Philanthropy, charity and the creation of crisis funds are all for the good – but can hotels really make a difference in a business-obsessed world? Poirson is unequivocal: “Absolutely,” he says. “It is important to us that we play a major role in social elevation by providing training, mentoring and development opportunities for people from diverse and underprivileged backgrounds.” Why? Because, as Poirson says, “hospitality is all about people” – and when people are at the heart of what you do, looking out for them must be the top priority.
But Accor is also wary about the negative impacts of tourism – which is why sustainability will be the driving force going forward. “The growing importance of sustainable travel has been accelerated by the Covid crisis,” Poirson explains, “and people are seeking a responsible way of enjoying travel while reducing their carbon footprint and positively contributing to the communities they are visiting.
“We are the first international hotel group to make a long-term commitment to reach net-zero carbon emissions by 2050 [and] we believe that through environmental, social and societal engagement, Accor can become a net-positive company which leads the way towards a net-positive tourism.”

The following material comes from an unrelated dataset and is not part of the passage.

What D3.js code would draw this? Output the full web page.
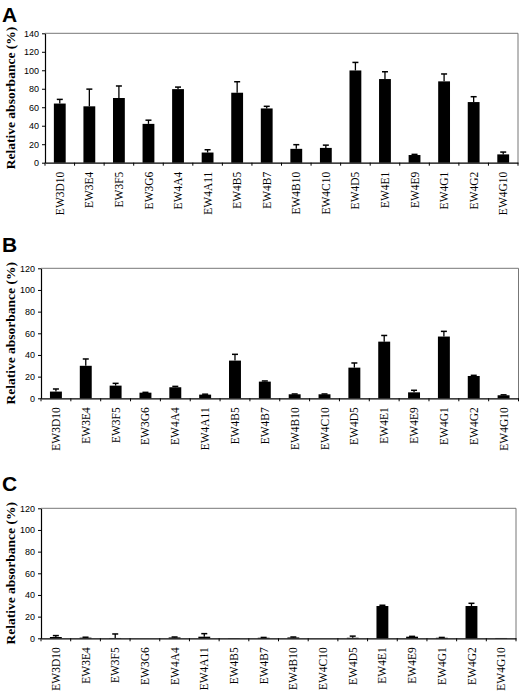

In the end, finding a balanced model of sustainable tourism is the key to the success of charitable endeavours like these. In an imperfect world, philanthropy must rest on the shoulders of entrepreneurial giants – and if they can walk the tightrope successfully between profit and charity, preservation and rejuvenation, hospitality and care, then perhaps they really can make a positive difference. “It is very hard to say what is wrong and what is right,” Kihlgren admits. “And of course, I don’t claim to know. I have many doubts, like all sane people should have, about changing society. But it is a work in progress. We will see.”